MC = NC = 256, MR = 8, NR = 16, M = N = 3000
Possible edge-macro-block is (3000 % 256): 184-by-184 => m_iter = 23, n_iter = 12 (ceil(11.5))
If  BLIS_JR_NT = 16, there will be only 12 threads working on the JR-loops, and 4 threads standby.
The same for the IR-loop.

Mar 14 '22 15:03 hominhquan

No BLIS can't override the user's choices, but I guess then it's up to the user to not do that. I just added some notes to the Multithreading documentation.

Mar 14 '22 15:03 devinamatthews

I'm a bit confused as to what this issue is really about. And to the extent that I understand it, I'm not quite sure why this issue was labeled as a bug.

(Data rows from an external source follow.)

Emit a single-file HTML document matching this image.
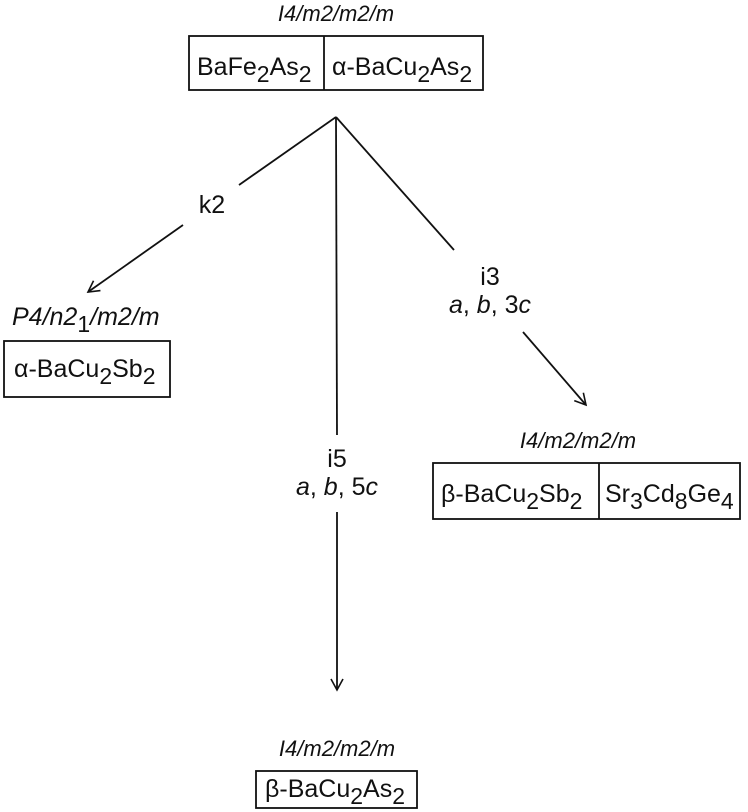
<!DOCTYPE html>
<html><head><style>
html,body{margin:0;padding:0;background:#fff;}
svg{display:block;}
text{font-family:"Liberation Sans",Arial,sans-serif;font-size:25px;fill:#111;}
.i{font-style:italic;}
.t{font-style:italic;font-size:22px;}
</style></head><body>
<svg width="748" height="812" viewBox="0 0 748 812" xmlns="http://www.w3.org/2000/svg">
<defs>
<marker id="a" markerWidth="14" markerHeight="14" refX="12" refY="7" orient="auto" markerUnits="userSpaceOnUse">
<path d="M1,1 L12,7 L1,13" fill="none" stroke="#111" stroke-width="1.6"/>
</marker>
</defs>
<g stroke="#111" stroke-width="1.8" fill="none">
<rect x="189" y="36" width="294" height="54"/>
<line x1="324" y1="36" x2="324" y2="90"/>
<rect x="4" y="341" width="166" height="56"/>
<rect x="433" y="463" width="307" height="56"/>
<line x1="599" y1="463" x2="599" y2="519"/>
<rect x="256" y="771" width="161" height="37"/>
<line x1="336" y1="117" x2="239" y2="185"/>
<line x1="183" y1="225" x2="88" y2="292" marker-end="url(#a)"/>
<line x1="336" y1="117" x2="337" y2="435"/>
<line x1="337" y1="512" x2="337" y2="690" marker-end="url(#a)"/>
<line x1="336" y1="117" x2="454" y2="250"/>
<line x1="523" y1="332" x2="586" y2="405" marker-end="url(#a)"/>
</g>
<text x="336" y="21" text-anchor="middle" class="t">I4/m2/m2/m</text>
<text x="197" y="75">BaFe<tspan dy="7" font-size="23">2</tspan><tspan dy="-7">As</tspan><tspan dy="7" font-size="23">2</tspan></text>
<text x="332" y="75">α-BaCu<tspan dy="7" font-size="23">2</tspan><tspan dy="-7">As</tspan><tspan dy="7" font-size="23">2</tspan></text>
<text x="212" y="213" text-anchor="middle">k2</text>
<text x="12" y="325" class="i" font-size="24">P4/n2<tspan dy="7" font-size="23" font-style="normal">1</tspan><tspan dy="-7">/m2/m</tspan></text>
<text x="14" y="377">α-BaCu<tspan dy="7" font-size="23">2</tspan><tspan dy="-7">Sb</tspan><tspan dy="7" font-size="23">2</tspan></text>
<text x="490" y="285" text-anchor="middle">i3</text>
<text x="490" y="313" text-anchor="middle"><tspan class="i">a</tspan>, <tspan class="i">b</tspan>, 3<tspan class="i">c</tspan></text>
<text x="337" y="467" text-anchor="middle">i5</text>
<text x="337" y="495" text-anchor="middle"><tspan class="i">a</tspan>, <tspan class="i">b</tspan>, 5<tspan class="i">c</tspan></text>
<text x="578" y="448" text-anchor="middle" class="t">I4/m2/m2/m</text>
<text x="441" y="502">β-BaCu<tspan dy="7" font-size="23">2</tspan><tspan dy="-7">Sb</tspan><tspan dy="7" font-size="23">2</tspan></text>
<text x="605" y="502">Sr<tspan dy="7" font-size="23">3</tspan><tspan dy="-7">Cd</tspan><tspan dy="7" font-size="23">8</tspan><tspan dy="-7">Ge</tspan><tspan dy="7" font-size="23">4</tspan></text>
<text x="337" y="756" text-anchor="middle" class="t">I4/m2/m2/m</text>
<text x="265" y="797">β-BaCu<tspan dy="7" font-size="23">2</tspan><tspan dy="-7">As</tspan><tspan dy="7" font-size="23">2</tspan></text>
</svg>
</body></html>
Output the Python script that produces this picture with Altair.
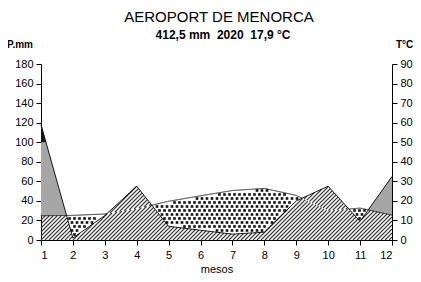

I'm not sure if this is causing any confusion, but let's all remember that matrix dimensions are first partitioned for parallelism (oblivious to cache blocksizes), and then each thread (or thread group) applies its cache blocksizes to whatever portion of the partitioned dimension it is assigned. (And if there is not enough data along a dimension so that all threads get at least one micropanel of work, then some threads will idle.)

Mar 14 '22 20:03 fgvanzee

@fgvanzee You are right, this is, functionality-speaking, not a bug, but a sub-optimiality in micro-kernels dispatch. As you said, it is possible to have idle threads not doing any computation.

Mar 15 '22 08:03 hominhquan

@hominhquan just had in interesting conversation where some cases were pointed out where BLIS_IR_NT > 1 make sense performance-wise. Does BLIS_IR_NT = BLIS_JR_NT = 4 give you reasonable performance and no idling threads?

Jul 22 '22 20:07 devinamatthews